## Import required libraries:

In [10]:
import pandas as pd

## Load the excel data:

In [None]:
ta = pd.read_excel('data/meta/Transit_Agencies_for_Visualization.xlsx', 
                   sheet_name='TC AgencyList')
ntd22 = pd.read_excel('data/ntd/TS2.2TimeSeriesSysWideOpexpSvc_2.xlsx', 
                      sheet_name='UPT')
ntd21 = pd.read_excel('data/ntd/TS2.1TimeSeriesOpExpSvcModeTOS_3.xlsx', 
                      sheet_name='UPT')

## Filter data:

In [14]:
# Remove missing NTD ID's
ta = ta.dropna(how='all')
ntd22 = ntd22.dropna(subset=['NTD ID'])
ntd21 = ntd21.dropna(subset=['NTD ID'])

def filterByMode(df, modes):
    return df[df['Mode'].isin(modes)]

# Filter bus data by required modes
bus_modes = ['MB', 'RB', 'CB', 'TB']
bus = filterByMode(ntd21, bus_modes)

rail_modes = ['CC', 'CR', 'HR', 'LR', 'MG', 'SR', 'YR']
rail = filterByMode(ntd21, rail_modes)
print(rail)

Empty DataFrame
Columns: [Last Report Year, NTD ID, Legacy NTD ID, Agency Name, Agency Status, Reporter Type, City, State, Census Year, UZA Name, UZA, UZA Area SQ Miles, UZA Population, 2017 Status, Mode, Service, Mode Status, 1991, 1992, 1993, 1994, 1995, 1996, 1997, 1998, 1999, 2000, 2001, 2002, 2003, 2004, 2005, 2006, 2007, 2008, 2009, 2010, 2011, 2012, 2013, 2014, 2015, 2016, 2017]
Index: []

[0 rows x 44 columns]


## Clean the data:

In [11]:
# Combine project ID's
ta['Project ID'] = ta['Project ID'].combine_first(ta['"Other" primary Project ID']).astype('int32')

# Drop unused columns
col22 = ['Last Report Year', 'Legacy NTD ID', 'Agency Name', 'Agency Status', 
         'Reporter Type', 'City', 'State', 'Census Year', 'Primary UZA Name', 
         'UZA', 'UZA Area SQ Miles', 'UZA Population', '2017 Status']
col21 = ['Last Report Year', 'Legacy NTD ID', 'Agency Name', 'Agency Status',
        'Reporter Type', 'City', 'State', 'Census Year', 'UZA Name', 'Mode', 'Service',
        'Mode Status', 'UZA', 'UZA Area SQ Miles', 'UZA Population', '2017 Status']

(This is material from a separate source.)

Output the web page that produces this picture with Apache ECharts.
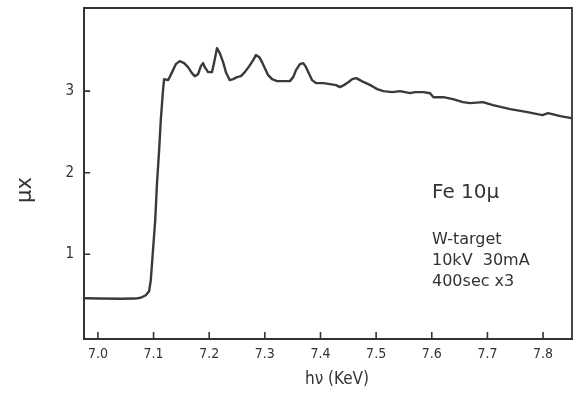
<!DOCTYPE html>
<html>
<head>
<meta charset="utf-8">
<script src="https://cdn.jsdelivr.net/npm/echarts@6/dist/echarts.min.js"></script>
<style>
  html, body { margin: 0; padding: 0; background: #fff; }
  #chart { width: 578px; height: 394px; }
</style>
</head>
<body>
<div id="chart"></div>
<script>
// Fe K-edge absorption spectrum, photon energy (keV) vs. mu*x
const energy = [
  6.978, 7.004, 7.040, 7.067, 7.077, 7.086, 7.092, 7.095, 7.099, 7.103,
  7.106, 7.110, 7.113, 7.117, 7.119, 7.122, 7.126, 7.129, 7.135, 7.140,
  7.147, 7.155, 7.162, 7.169, 7.174, 7.180, 7.185, 7.189, 7.192, 7.198,
  7.205, 7.209, 7.214, 7.219, 7.225, 7.230, 7.237, 7.243, 7.250, 7.257,
  7.264, 7.272, 7.279, 7.284, 7.290, 7.295, 7.300, 7.306, 7.313, 7.322,
  7.335, 7.345, 7.351, 7.356, 7.363, 7.369, 7.374, 7.379, 7.385, 7.392,
  7.405, 7.417, 7.428, 7.435, 7.442, 7.450, 7.457, 7.464, 7.471, 7.478,
  7.486, 7.493, 7.502, 7.513, 7.529, 7.543, 7.552, 7.561, 7.570, 7.585,
  7.597, 7.603, 7.621, 7.638, 7.656, 7.669, 7.692, 7.710, 7.741, 7.772,
  7.799, 7.809, 7.831, 7.851
];
const absorption = [
  0.460, 0.456, 0.454, 0.456, 0.466, 0.497, 0.546, 0.681, 1.049, 1.417,
  1.847, 2.276, 2.644, 3.012, 3.147, 3.160, 3.135, 3.172, 3.258, 3.331,
  3.368, 3.344, 3.294, 3.221, 3.184, 3.209, 3.307, 3.344, 3.294, 3.233,
  3.233, 3.356, 3.528, 3.466, 3.356, 3.233, 3.135, 3.147, 3.172, 3.184,
  3.233, 3.307, 3.380, 3.442, 3.417, 3.356, 3.282, 3.196, 3.147, 3.123,
  3.123, 3.123, 3.172, 3.258, 3.331, 3.344, 3.294, 3.221, 3.135, 3.098,
  3.098, 3.086, 3.074, 3.049, 3.074, 3.110, 3.147, 3.160, 3.135, 3.110,
  3.086, 3.061, 3.025, 3.000, 2.988, 3.000, 2.988, 2.975, 2.988, 2.988,
  2.975, 2.926, 2.926, 2.902, 2.865, 2.853, 2.865, 2.828, 2.779, 2.742,
  2.706, 2.730, 2.693, 2.669
];
const xTicks = [7.0, 7.1, 7.2, 7.3, 7.4, 7.5, 7.6, 7.7, 7.8];
const yTicks = [1, 2, 3];
const sampleName = 'Fe 10\u03bc';
const conditions = ['W-target', '10kV  30mA', '400sec x3'];

const X_MIN = 6.975, X_MAX = 7.852;
const Y_MIN = -0.04, Y_MAX = 4.02;
const ink = '#333';

// short inward tick segments in axis units (about 7 px up / 6 px right)
const TICK_DY = 0.085, TICK_DX = 0.011;
const tickSegments = [];
xTicks.forEach(v => { tickSegments.push([v, Y_MIN], [v, Y_MIN + TICK_DY], ['-', '-']); });
yTicks.forEach(v => { tickSegments.push([X_MIN, v], [X_MIN + TICK_DX, v], ['-', '-']); });

const chart = echarts.init(document.getElementById('chart'));
chart.setOption({
  backgroundColor: '#fff',
  animation: false,
  grid: {
    left: 84, right: 6, top: 8, bottom: 55,
    show: true, borderColor: ink, borderWidth: 1.8, backgroundColor: 'transparent'
  },
  xAxis: {
    type: 'value',
    min: X_MIN, max: X_MAX,
    axisLine: { onZero: false, lineStyle: { color: ink, width: 1.8 } },
    axisTick: { show: false },
    axisLabel: {
      customValues: xTicks, margin: 8,
      color: ink, fontSize: 14, fontFamily: 'DejaVu Sans Condensed',
      formatter: v => v.toFixed(1)
    },
    splitLine: { show: false }
  },
  yAxis: {
    type: 'value',
    min: Y_MIN, max: Y_MAX,
    axisLine: { show: true, onZero: false, lineStyle: { color: ink, width: 1.8 } },
    axisTick: { show: false },
    axisLabel: {
      customValues: yTicks, margin: 10,
      color: ink, fontSize: 15, fontFamily: 'DejaVu Sans Condensed'
    },
    splitLine: { show: false }
  },
  series: [
    {
      type: 'line',
      data: energy.map((e, i) => [e, absorption[i]]),
      showSymbol: false,
      smooth: false,
      lineStyle: { color: '#3a3a3a', width: 2.4, join: 'round', cap: 'round' }
    },
    {
      type: 'line',
      data: tickSegments,
      showSymbol: false,
      connectNulls: false,
      silent: true,
      z: 3,
      lineStyle: { color: ink, width: 1.6 }
    }
  ],
  graphic: [
    { type: 'text', x: 26, y: 190, rotation: Math.PI / 2,
      style: { text: '\u03bcx', fontSize: 21, fontFamily: 'DejaVu Sans', fill: ink, align: 'center', verticalAlign: 'middle' } },
    { type: 'text', x: 337, y: 380,
      style: { text: 'h\u03bd (KeV)', fontSize: 17, fontFamily: 'DejaVu Sans Condensed', fill: ink, align: 'center', verticalAlign: 'middle' } },
    { type: 'text', x: 432, y: 193,
      style: { text: sampleName, fontSize: 20, fontFamily: 'DejaVu Sans', fill: ink, align: 'left', verticalAlign: 'middle' } },
    { type: 'text', x: 432, y: 240,
      style: { text: conditions[0], fontSize: 16, fontFamily: 'DejaVu Sans', fill: ink, align: 'left', verticalAlign: 'middle' } },
    { type: 'text', x: 432, y: 261,
      style: { text: conditions[1], fontSize: 16, fontFamily: 'DejaVu Sans', fill: ink, align: 'left', verticalAlign: 'middle' } },
    { type: 'text', x: 432, y: 282,
      style: { text: conditions[2], fontSize: 16, fontFamily: 'DejaVu Sans', fill: ink, align: 'left', verticalAlign: 'middle' } }
  ]
});
</script>
</body>
</html>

ta_clean = ta.drop(columns=['ShowIndividual', '"Other" primary Project ID', 'Primary UZA', 'UZA Name',
                            'Agency Name', 'Reporter Acronym'])

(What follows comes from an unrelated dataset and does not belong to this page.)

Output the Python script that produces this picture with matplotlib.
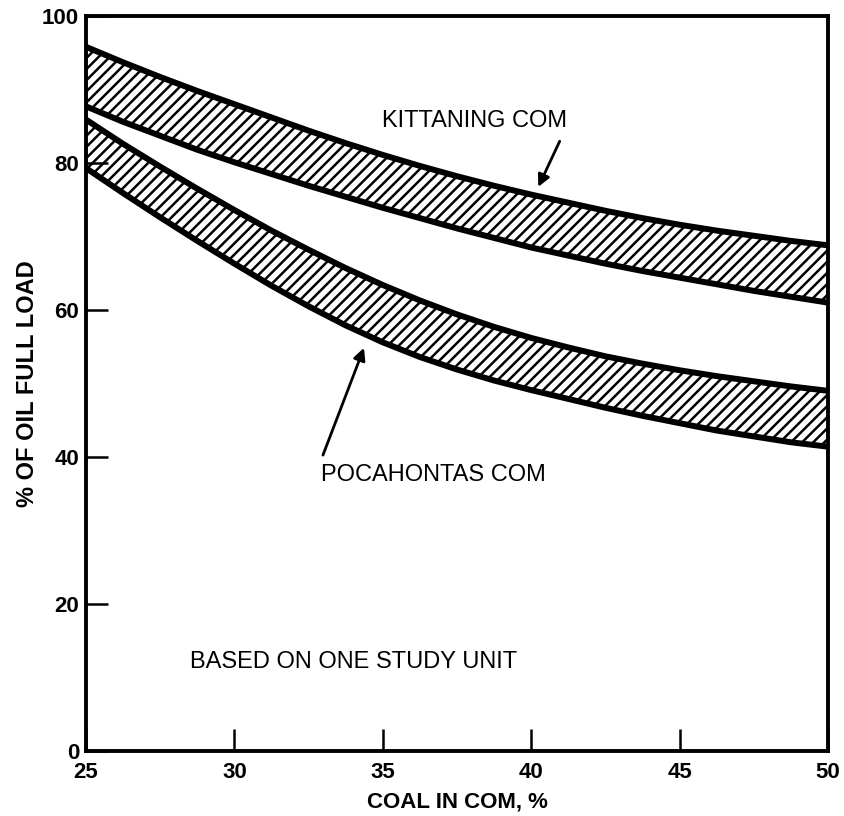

total_clean = ntd22.drop(columns=col22)
bus_clean = bus.drop(columns=col21)
rail_clean = rail.drop(columns=col21)

## Merge the data:

In [12]:
def ntd_merge(df, name):    
    # Merge dataframes
    merge = pd.merge(ta_clean, df, how='left', on='NTD ID')
    group = merge.drop(columns=['NTD ID']).groupby('Project ID')
    
    # Sum, stack, and export to CSV
    stack = group.sum().stack()
    return stack.astype('int64').rename(name)
    
datasets = {
    'total': upt_clean,
    'bus': bus_clean,
    'rail': rail_clean
}
stacks = []

for name, df in datasets.iteritems():
    stacks.append(ntd_merge(df, name))

pd.concat(stacks, axis=1).to_csv('data/output/ntd.csv', index_label=['id', 'year'])